McDonald’s Brand Seemingly Cannot Be Tarnished
Image Source: McDonald's
Many thought McDonald’s brand was finished when the documentary Super Size Me hit popular culture in 2004. The film showed how just eating McDonald’s, and only McDonald's, for a month could take a toll on one’s physical and psychological health. If you haven’t yet seen the documentary, it may be worth a study, if only to get a feel for how things at McDonald’s have changed during the past 15 or so years. Many probably don’t even remember having the option to “Super Size” meals, but it was big deal back in the day.

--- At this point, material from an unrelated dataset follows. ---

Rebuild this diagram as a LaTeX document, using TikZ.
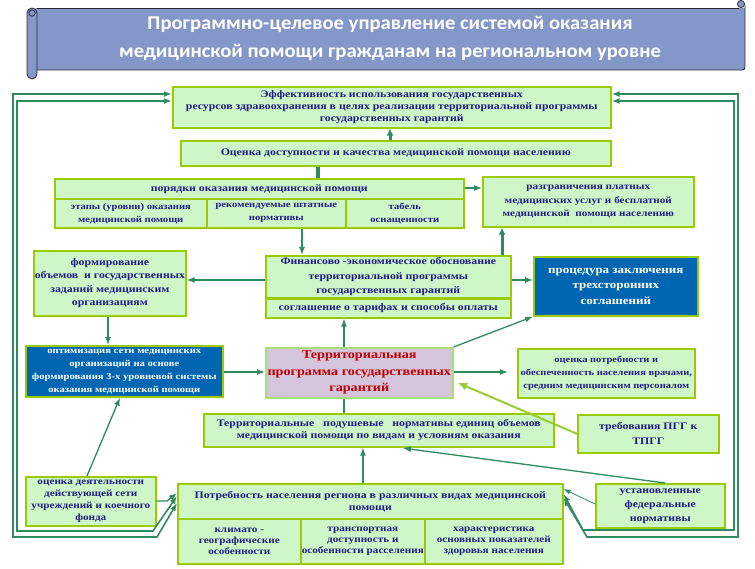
\documentclass[tikz,border=0pt]{standalone}
\usepackage{fontspec}
\setmainfont{Liberation Serif}[FakeStretch=1.18]
\newfontfamily\titlefont{Carlito}[FakeStretch=1.06]
\usetikzlibrary{arrows.meta,calc}
\definecolor{boxfill}{RGB}{206,246,198}
\definecolor{boxline}{RGB}{153,204,0}
\definecolor{txtblue}{RGB}{30,30,135}
\definecolor{arrgreen}{RGB}{46,139,96}
\definecolor{lgarr}{RGB}{153,204,51}
\definecolor{bluefill}{RGB}{0,102,178}
\definecolor{lavfill}{RGB}{212,196,220}
\definecolor{terrline}{RGB}{170,220,120}
\definecolor{terrtext}{RGB}{192,0,0}
\definecolor{titlefill}{RGB}{132,151,201}
\definecolor{titleline}{RGB}{40,40,50}
\begin{document}
\begin{tikzpicture}[x=1pt,y=-1pt,
  sz/.style 2 args={minimum width=#1pt, minimum height=#2pt},
  box/.style={draw=boxline, line width=1.6pt, fill=boxfill, text=txtblue,
    font=\bfseries\fontsize{10}{12}\selectfont, align=center, inner sep=1pt, anchor=north west},
  bluebox/.style={box, fill=bluefill, text=white},
  terrbox/.style={box, draw=terrline, fill=lavfill, text=terrtext, font=\bfseries\fontsize{12}{16.5}\selectfont},
  arr/.style={draw=arrgreen, line width=1.3pt, -{Latex[length=8pt,width=6pt]}},
  thinarr/.style={draw=arrgreen, line width=0.8pt, -{Latex[length=7pt,width=5pt]}},
  thickarr/.style={draw=arrgreen, line width=3pt, -{Latex[length=7pt,width=7pt]}},
  thickline/.style={draw=arrgreen, line width=4pt},
  plainline/.style={draw=arrgreen, line width=1.3pt},
  lgarrow/.style={draw=lgarr, line width=2pt, -{Latex[length=10pt,width=8pt]}},
  loop/.style={draw=arrgreen, line width=1.6pt, {Latex[length=8pt,width=6pt]}-{Latex[length=8pt,width=6pt]}},
  ttl/.style={text=white, font=\titlefont\bfseries\fontsize{19.5}{28}\selectfont, align=center}
]
\useasboundingbox (0,0) rectangle (755,569);
% ---- title scroll
\fill[titlefill] (35,8) rectangle (745,70);
\draw[titleline, line width=0.8pt] (37,8) -- (739,8);
\draw[titleline, line width=0.8pt, rounded corners=3] (745,5) -- (745,70) -- (37,70);
\draw[titleline, line width=0.7pt, fill=titlefill] (741,4) circle (3.6);
\draw[titleline, line width=0.8pt, fill=titlefill, rounded corners=5] (27,8) rectangle (37,79);
\draw[titleline, line width=0.7pt] (32,13) circle (3.2);
\node[ttl] (title) at (390,38) {Программно-целевое управление системой оказания\\медицинской помощи гражданам на региональном уровне};
% ---- boxes
\node[box, sz={438}{41}] (eff) at (172,86) {Эффективность использования государственных\\ресурсов здравоохранения в целях реализации территориальной программы\\государственных гарантий};
\node[box, sz={430}{25}] (ocen) at (180,140) {Оценка доступности и качества медицинской помощи населению};
\node[box, sz={409}{20}] (porh) at (54,178) {порядки оказания медицинской помощи};
\node[box, sz={152}{29}, font=\bfseries\fontsize{9}{13}\selectfont] (porc1) at (54,198) {этапы (уровни) оказания\\медицинской помощи};
\node[box, sz={139}{29}, font=\bfseries\fontsize{9}{13}\selectfont] (porc2) at (206,198) {рекомендуемые штатные\\нормативы};
\node[box, sz={118}{29}, font=\bfseries\fontsize{9}{13}\selectfont] (porc3) at (345,198) {табель\\оснащенности};
\node[box, sz={211}{50}, font=\bfseries\fontsize{9.5}{13.5}\selectfont] (razg) at (482,176) {разграничения платных\\медицинских услуг и бесплатной\\медицинской \ помощи населению};
\node[box, sz={152}{65}, font=\bfseries\fontsize{10}{13.5}\selectfont] (form) at (33,250) {формирование\\объемов \ и государственных\\заданий медицинским\\организациям};
\node[box, sz={245}{42}, font=\bfseries\fontsize{10}{14.5}\selectfont] (fin) at (265,255) {Финансово -экономическое обоснование\\территориальной программы\\государственных гарантий};
\node[box, sz={245}{19}] (sogl) at (265,298) {соглашение о тарифах и способы оплаты};
\node[bluebox, sz={164}{59}, font=\bfseries\fontsize{11}{15.5}\selectfont] (proc) at (533,256) {процедура заключения\\трехсторонних\\соглашений};
\node[bluebox, sz={197}{51}, font=\bfseries\fontsize{9}{13}\selectfont] (opt) at (25,345) {оптимизация сети медицинских\\организаций на основе\\формирования 3-х уровневой системы\\оказания медицинской помощи};
\node[terrbox, sz={187}{50}] (terr) at (265,347) {Территориальная\\программа государственных\\гарантий};
\node[box, sz={177}{49}, font=\bfseries\fontsize{8.9}{13}\selectfont] (ocpot) at (517,348) {оценка потребности и\\обеспеченность населения врачами,\\средним медицинским персоналом};
\node[box, sz={350}{33}] (podush) at (203,413) {Территориальные \ \ подушевые \ \ нормативы единиц объемов\\медицинской помощи по видам и условиям оказания};
\node[box, sz={141}{38}, font=\bfseries\fontsize{10}{15}\selectfont] (treb) at (577,414) {требования ПГГ к\\ТПГГ};
\node[box, sz={129}{44}, font=\bfseries\fontsize{10}{14}\selectfont] (ustan) at (595,483) {установленные\\федеральные\\нормативы};
\node[box, sz={130}{49}, font=\bfseries\fontsize{9.5}{12}\selectfont] (ocdeyat) at (25,476) {оценка деятельности\\действующей сети\\учреждений и коечного\\фонда};
\node[box, sz={385}{35}] (potrh) at (177,483) {Потребность населения региона в различных видах медицинской\\помощи};
\node[box, sz={123}{45}, font=\bfseries\fontsize{9.5}{11}\selectfont] (potr1) at (177,518) {климато -\\географические\\особенности};
\node[box, sz={124}{45}, font=\bfseries\fontsize{9.5}{11}\selectfont] (potr2) at (300,518) {транспортная\\доступность и\\особенности расселения};
\node[box, sz={138}{45}, font=\bfseries\fontsize{9.5}{11}\selectfont] (potr3) at (424,518) {характеристика\\основных показателей\\здоровья населения};
% ---- connectors
\draw[thickarr] (390,0 |- ocen.north) -- (390,0 |- eff.south);
\draw[thickline] (318,0 |- ocen.south) -- (318,0 |- porh.north);
\draw[arr] (porh.east |- 0,188) -- (razg.west |- 0,188);
\draw[arr] (302,0 |- porc2.south) -- (302,0 |- fin.north);
\draw[thickarr] (502,0 |- fin.north) -- (502,0 |- razg.south);
\draw[arr] (fin.west |- 0,280) -- (form.east |- 0,280);
\draw[arr] (fin.east |- 0,280) -- (proc.west |- 0,280);
\draw[arr] (108,0 |- form.south) -- (108,0 |- opt.north);
\draw[arr] (opt.east |- 0,372) -- (terr.west |- 0,372);
\draw[arr] (344,0 |- terr.north) -- (344,0 |- sogl.south);
\draw[arr] (terr.north east) -- (proc.south west);
\draw[arr, shorten >=9pt] (terr.east |- 0,372) -- (ocpot.west |- 0,372);
\draw[lgarrow, shorten >=4pt] (treb.west) -- (terr.east |- 0,381);
\draw[plainline] (344,0 |- podush.north) -- (344,0 |- terr.south);
\draw[arr, shorten >=4pt] (665,0 |- ustan.north) -- (399,0 |- podush.south);
\draw[thinarr] (ustan.west |- 0,504) -- (potrh.east |- 0,489);
\draw[arr] (363,0 |- potrh.north) -- (363,0 |- podush.south);
\draw[arr] (87,0 |- ocdeyat.north) -- (120,0 |- opt.south);
\draw[arr] (ocdeyat.east |- 0,501) -- (167,501) -- (potrh.west |- 0,493);
% ---- feedback loops
\coordinate (l1a) at (17,101); \coordinate (l1b) at (17,531); \coordinate (l1c) at (153,531);
\coordinate (l2a) at (13,94);  \coordinate (l2b) at (13,537); \coordinate (l2c) at (157,537);
\coordinate (r1a) at (738,94); \coordinate (r1b) at (738,537); \coordinate (r1c) at (587,537);
\coordinate (r2a) at (734,101); \coordinate (r2b) at (734,530); \coordinate (r2c) at (583,530);
\draw[loop] (potrh.west |- 0,496) -- (l1c) -- (l1b) -- (l1a) -- (eff.west |- l1a);
\draw[loop] (potrh.west |- 0,503) -- (l2c) -- (l2b) -- (l2a) -- (eff.west |- l2a);
\draw[loop] (potrh.east |- 0,498) -- (r1c) -- (r1b) -- (r1a) -- (eff.east |- r1a);
\draw[loop] (potrh.east |- 0,494) -- (r2c) -- (r2b) -- (r2a) -- (eff.east |- r2a);
\end{tikzpicture}
\end{document}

What we’re trying to say is that, much like the tobacco companies, society has been laying down the gauntlet for McDonald’s, criticizing just about everything. McDonald’s, however, not only has endured such criticism, but it has thrived. Some might have thought it would be impossible for McDonald’s to bounce back from such negativism more than a decade ago, but it’s bigger and better than ever. The company’s brand is a positive asset, and we don’t think anything could change that.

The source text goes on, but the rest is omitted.